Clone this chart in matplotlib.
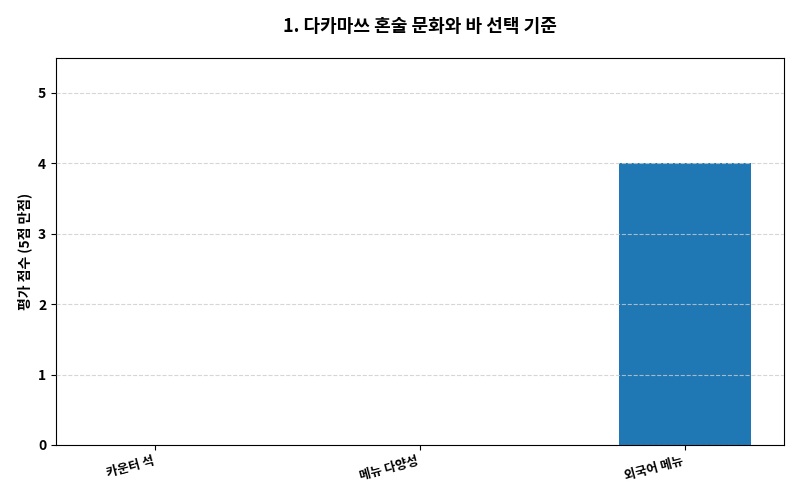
import matplotlib
matplotlib.use("Agg")
import matplotlib.pyplot as plt

plt.rcParams['font.family'] = ['Noto Sans CJK KR', 'DejaVu Sans']

categories = ["카운터 석", "메뉴 다양성", "외국어 메뉴"]
scores = [0, 0, 4]

fig, ax = plt.subplots(figsize=(8, 5), dpi=100)
ax.bar(categories, scores, color="#1f77b4", width=0.5, zorder=2)
ax.set_ylim(0, 5.5)
ax.set_yticks([0, 1, 2, 3, 4, 5])
ax.grid(axis='y', linestyle='--', color='#cccccc', alpha=0.8, zorder=3)
ax.set_axisbelow(False)
ax.set_ylabel("평가 점수 (5점 만점)", fontsize=10, fontweight='bold')
ax.set_title("1. 다카마쓰 혼술 문화와 바 선택 기준", fontsize=13, fontweight='bold', pad=18)
for lbl in ax.get_xticklabels():
    lbl.set_rotation(15); lbl.set_ha('right'); lbl.set_fontsize(9); lbl.set_fontweight('bold')
for lbl in ax.get_yticklabels():
    lbl.set_fontweight('bold'); lbl.set_fontsize(10)
fig.subplots_adjust(left=0.07, right=0.98, top=0.885, bottom=0.11)
fig.savefig("out.png")
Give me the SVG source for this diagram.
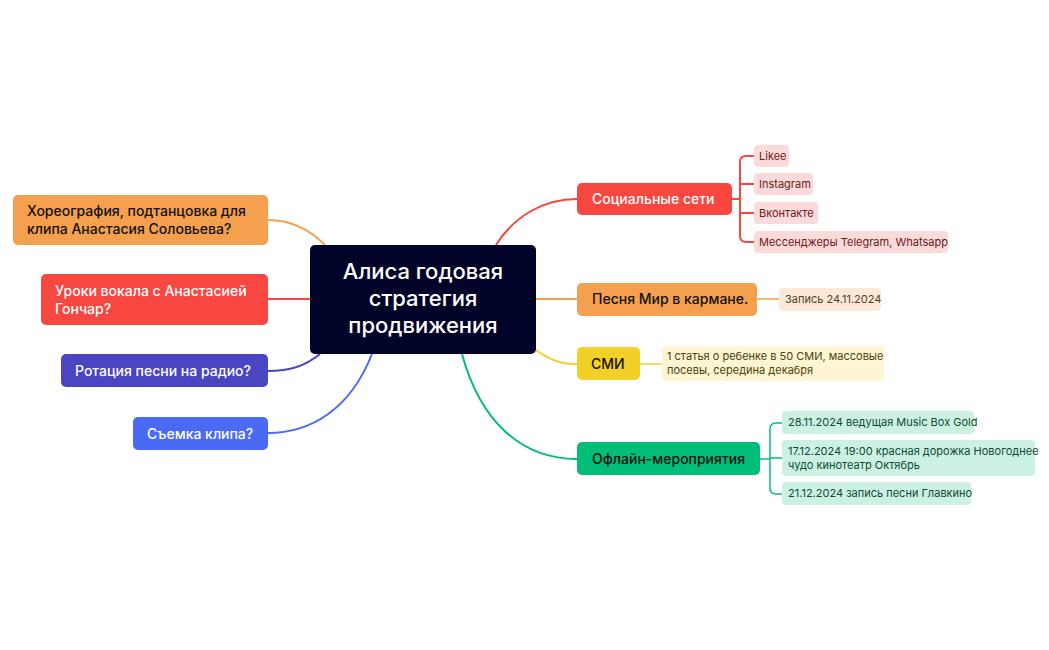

Given task. Write out exactly the opening lines of the data, stopping after the line that holds "scores = [0, 0, 4]". Exclude pictures.

Response to this task.
Clone this chart in matplotlib.
import matplotlib
matplotlib.use("Agg")
import matplotlib.pyplot as plt

plt.rcParams['font.family'] = ['Noto Sans CJK KR', 'DejaVu Sans']

categories = ["카운터 석", "메뉴 다양성", "외국어 메뉴"]
scores = [0, 0, 4]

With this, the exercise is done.